Even in the U.S., where the political significance of the film is necessarily somewhat different, we can’t ignore the film’s autobiographical subtext; and the fact that Collard is now dead may intimidate us into not being too critical–even if we wind up recoiling from the movie, as some people have.

The most obvious attributes of the film’s style are a camera that tends to remain close to the characters and mobile (reportedly the camera was most often mounted on one of the shoulders of the cinematographer, Manuel Teran) and editing that depends largely on jump cuts–unexpected breaks in continuity and leaps forward in the action. Less prominent, though worthy of mention, is an emphasis on bright colors that, according to Collard in a 1992 interview, stems directly from a desire to emulate fauvism, the artistic movement associated with such painters as Matisse, Derain, and Vlaminck. (This style point is one reason “savage nights” is a less-than-perfect equivalent to les nuits fauves.)

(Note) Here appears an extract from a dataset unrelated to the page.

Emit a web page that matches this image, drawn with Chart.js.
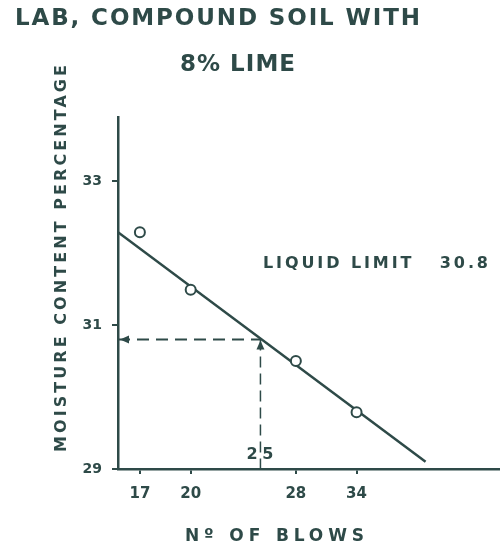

I have fewer problems with what comes between the beginning and the end, even though the three central characters aren’t very likable, behave monstrously on occasion, and are sometimes impenetrable (Samy in particular). After all, the same could be said of most of the characters in King Lear–which is not to suggest that Collard has much else in common with Shakespeare. (Some critics have complained that the way the characters scream at one another in some scenes points to some dramatic failing on Collard’s part, but I can’t see what they’re talking about. The consequences of playing out one’s feelings to the utmost, sexual and otherwise, are the subject of this movie, and Collard needs those screams the way Matisse needed those blues–all the better to splash us with.)